Realistic Numerical Examples
Let's illustrate the application of EV with a few examples:
Example 1: Basic Calculation and Relative Valuation
Company A has a market capitalization of $500 million, total debt of $200 million, and cash and cash equivalents of $50 million. Its EBITDA is $80 million.
- EV = $500 million + $200 million - $50 million = $650 million
- EV/EBITDA = $650 million / $80 million = 8.13x
If the average EV/EBITDA multiple for comparable companies in the same industry is 10x, Company A may be undervalued.
Example 2: M&A Scenario
Company B is considering acquiring Company C. Company C has a market capitalization of $300 million, total debt of $150 million, cash and cash equivalents of $30 million, and minority interest of $20 million.

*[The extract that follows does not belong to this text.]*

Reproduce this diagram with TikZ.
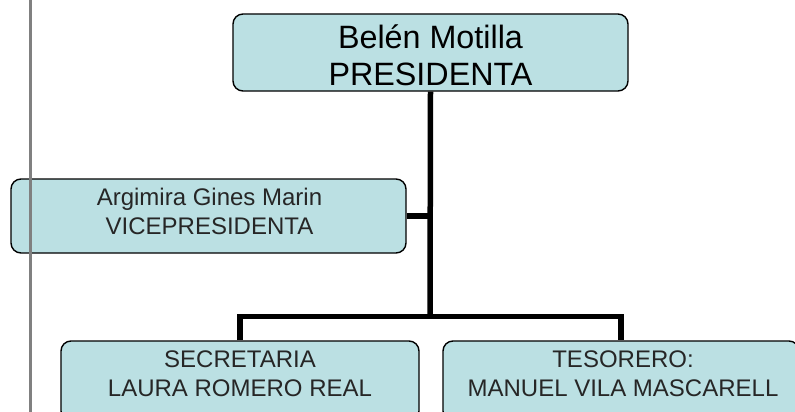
\documentclass[tikz,border=0pt]{standalone}
\usepackage{fontspec}
\setmainfont{Liberation Sans}
\definecolor{boxfill}{HTML}{BBE0E3}
\definecolor{txtgray}{HTML}{262626}
\definecolor{edgegray}{HTML}{808080}
\begin{document}
\begin{tikzpicture}[x=1pt,y=-1pt,
  box/.style={draw=black, line width=1.4pt, fill=boxfill, rounded corners=10pt, inner sep=0pt},
  conn/.style={line width=5.5pt, black},
  bigtxt/.style={font=\fontsize{32.3}{37}\selectfont, align=center, text=black, inner sep=0pt},
  smalltxt/.style={font=\fontsize{24}{28.5}\selectfont, align=center, text=txtgray, inner sep=0pt}]
\useasboundingbox (0,0) rectangle (795,412);
\clip (0,0) rectangle (795,412);
% boxes
\node[box, minimum width=395pt, minimum height=77pt] (pres) at (430.5,52.5) {};
\node[box, minimum width=395pt, minimum height=74pt] (vice) at (208.5,216) {};
\node[box, minimum width=358pt, minimum height=80pt] (sec) at (240,381) {};
\node[box, minimum width=356pt, minimum height=80pt] (tes) at (621,381) {};
% texts
\node[bigtxt] (prestxt) at (430.5,55.5) {Belén Motilla\\PRESIDENTA};
\node[smalltxt] (vicetxt) at (209.5,211.5) {Argimira Gines Marin\\VICEPRESIDENTA};
\node[smalltxt] (sectxt) at (240,373.5) {SECRETARIA\\LAURA ROMERO REAL};
\node[smalltxt] (testxt) at (623,373.5) {TESORERO:\\MANUEL VILA MASCARELL};
% connectors
\coordinate (bus) at (430,316.5);
\draw[conn] (pres.south) -- (bus);
\draw[conn] (sec.north) |- (bus) -| (tes.north);
\draw[conn] (vice.east) -- (vice.east -| pres.south);
% page edge line
\draw[edgegray, line width=3pt] (30,0) -- (30,412);
\end{tikzpicture}
\end{document}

- EV = $300 million + $150 million - $30 million + $20 million = $440 million
Company B would need to pay approximately $440 million to acquire Company C, assuming they acquire all outstanding shares, assume the debt, and buy out the minority interest. A premium would likely be added on top of this EV.
Example 3: The Importance of Operating Leases
Company D reports a market cap of $1 billion, $200 million in debt, and $100 million in cash. However, it also has substantial operating leases with a present value of $300 million that have recently been brought onto the balance sheet under new accounting rules.
- Traditional EV: $1 billion + $200 million - $100 million = $1.1 billion
- Adjusted EV: $1 billion + $200 million + $300 million - $100 million = $1.4 billion
The adjusted EV, which includes the present value of operating leases, provides a more accurate picture of Company D's total enterprise value. Ignoring the operating leases would underestimate the true cost of acquiring the company.
Conclusion: A Critical Tool, Used with Discernment
Enterprise Value is an indispensable tool for investors and financial professionals. It provides a more comprehensive measure of a company's worth than market capitalization alone and is essential for relative valuation, M&A transactions, LBOs, and capital structure analysis. However, EV is not a panacea. It's crucial to understand its limitations, potential biases, and the importance of accurate data and realistic assumptions. At Golden Door Asset, we emphasize a rigorous and nuanced approach to valuation, using EV as one piece of a larger puzzle. Only through careful analysis and a deep understanding of the underlying business can investors make informed and profitable investment decisions.